I get the opportunity to do lots of different surveys through my work. Croc surveys are one of the most common. I've got firearms training plus additional training specific to croc attacks. Other surveys I do are marine turtles (also involving croc attack risk), feral animals (Water Buffalo, Horses, Cattle, Donkeys and pigs), fauna and flora. The marine turtle surveys I've been avoiding the past few years, done so many already. No fun sitting on a deserted tropical island all night waiting for turtles to come up, and then wrestling them (Flat-back Turtles) after they've laid, or chasing around the reefs on a speeding boat and leaping into the water after Green Turtles.

Dave, I got those photos today, but forgot to bring the cable for down loading from my camera. Will have to do it Monday, I'm off for 4 days from work. But the leaves and shrub shape are very different to the coastal one. It's about a 70 - 80 cm erect shrub, with numerous branches tending to vertical rather than spreading like the S. sericea. Thickest stems are less than a centimetre diameter. Largest leaves (about 3 cms or less long) are towards the bottom of stems. Leaves get progressively smaller higher up the stems.

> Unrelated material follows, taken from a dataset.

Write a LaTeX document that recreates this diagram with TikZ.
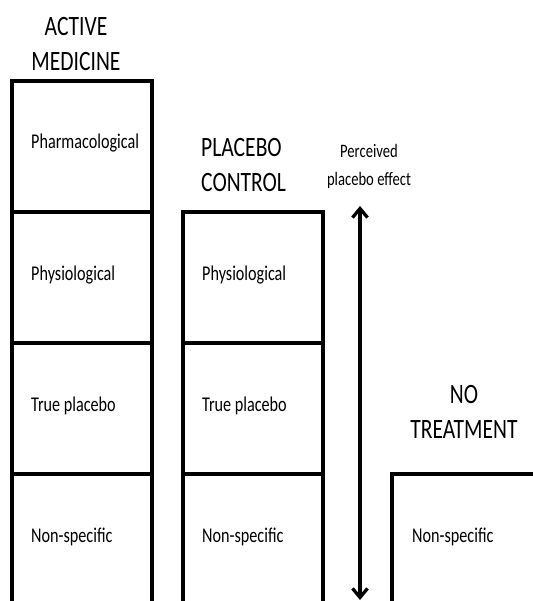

This is Acacia mimula, called Mankalbbu by Aborigines. (Note that when I give Aboriginal names, it's in the language I speak. There were about 600 different Aboriginal languages across the country.) It grows as a very small tree in well drained, lowland, sandy country. Flowers come late in the wet (now). For Aborigines it's a 'calendar plant', indicating the flood waters will be receding and the fish will be moving back up the rivers, ie time to go fishing.